The adventures of a fourth grade teacher in East Central Illinois.

Watching Movies with a Purpose

I have used movies in my classroom with different frequency in different years. With my class this year, I haven’t used very many movies or videos. I have used a few though, but they’ve all been on days I was gone. So even though it is December and we are less than two weeks away from the end of the first semester, today was the first day that we watched a movie in my class while I was there.

We are wrapping up our unit on European exploration and are getting ready to learn about early American colonies. The movie I selected was a summary of exploration. I wanted to make sure that my students weren’t just watching and I wasn’t just hoping that they were gleaning important information from it. The DVD case came with a quiz with questions that actually supported what we have been discussing in our class so, with a few modifications, I was able to write up a worksheet for the students to complete while watching.

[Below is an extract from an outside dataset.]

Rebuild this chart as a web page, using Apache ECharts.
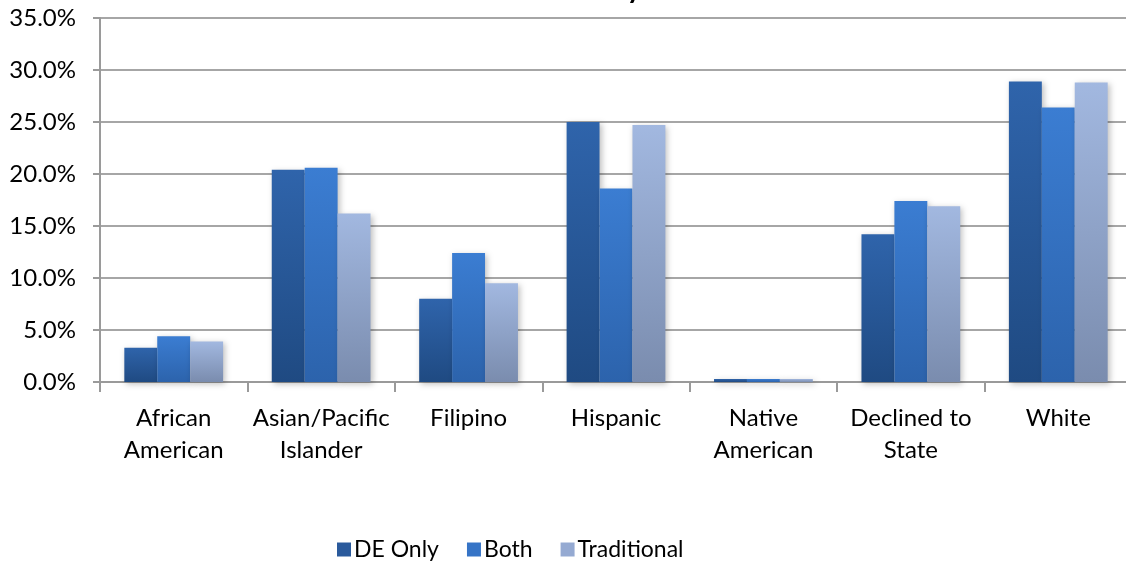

We went over the questions first and then the students watched the video. It was only 20 minutes long, but it was interesting seeing what happened as they had a specific purpose to guide their watching. For one thing, nearly every student was actually watching the movie. For another, they were nudging one another when a question was being discussed. Another great benefit was when students recognised names or places that they had been learning about in their independent research. (Each student has been learning about a different explorer and had to answer a list of questions that they came up with.) After the video, the students had five minutes to discuss their answers with a partner and then they turned in their work.

This was a very short, simple project, but it turned out to be quite effective! I wasn’t surprised, of course; having a clear, known purpose always makes activities, and lessons in the classroom more effective. This is why I have learning objectives posted in the classroom and why I tell students what we are working on and why we are doing it. Sometimes that purpose may just be that we need to take a break; other times the purpose is deeper and has multiple layers. But one thing is always true: if I can’t explain why I am doing something or why my students are doing it, then it shouldn’t be happening!